Potent photoswitch for expression of biotherapeutics in mammalian cells by light

Precise temporal and spatial control of gene expression is of great benefit for the study of specific cellular circuits and activities. Compared to chemical inducers, light-dependent control of gene expression by optogenetics achieves a higher spatial and temporal resolution. This could also prove decisive beyond basic research for manufacturing difficult-to-express proteins in pharmaceutical bioproduction. However, current optogenetic gene-expression systems limit this application in mammalian cells as expression levels and fold induction upon light stimulation are not sufficient.
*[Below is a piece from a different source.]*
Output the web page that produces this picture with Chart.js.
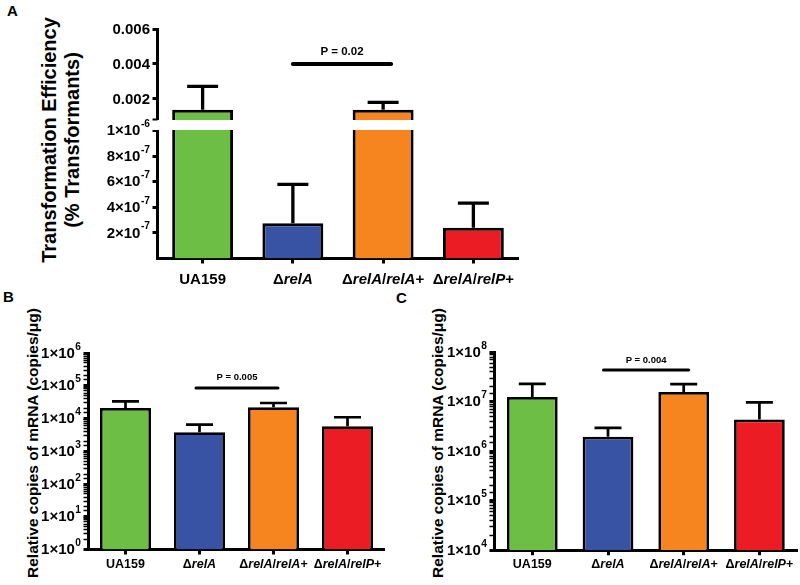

To overcome this limitation, we designed a photoswitch by fusing the blue light-activated light-oxygen-voltage receptor EL222 from Erythrobacter litoralis to the three tandem transcriptional activator domains VP64, p65, and Rta. The resultant photoswitch, dubbed DEL-VPR, allows an up to 400-fold induction of target gene expression by blue light, achieving expression levels that surpass those for strong constitutive promoters. Here, we utilized DEL-VPR to enable light-induced expression of complex monoclonal and bispecific antibodies with reduced byproduct expression, increasing the yield of functional protein complexes. Our approach offers temporally controlled yet strong gene expression and applies to both academic and industrial settings.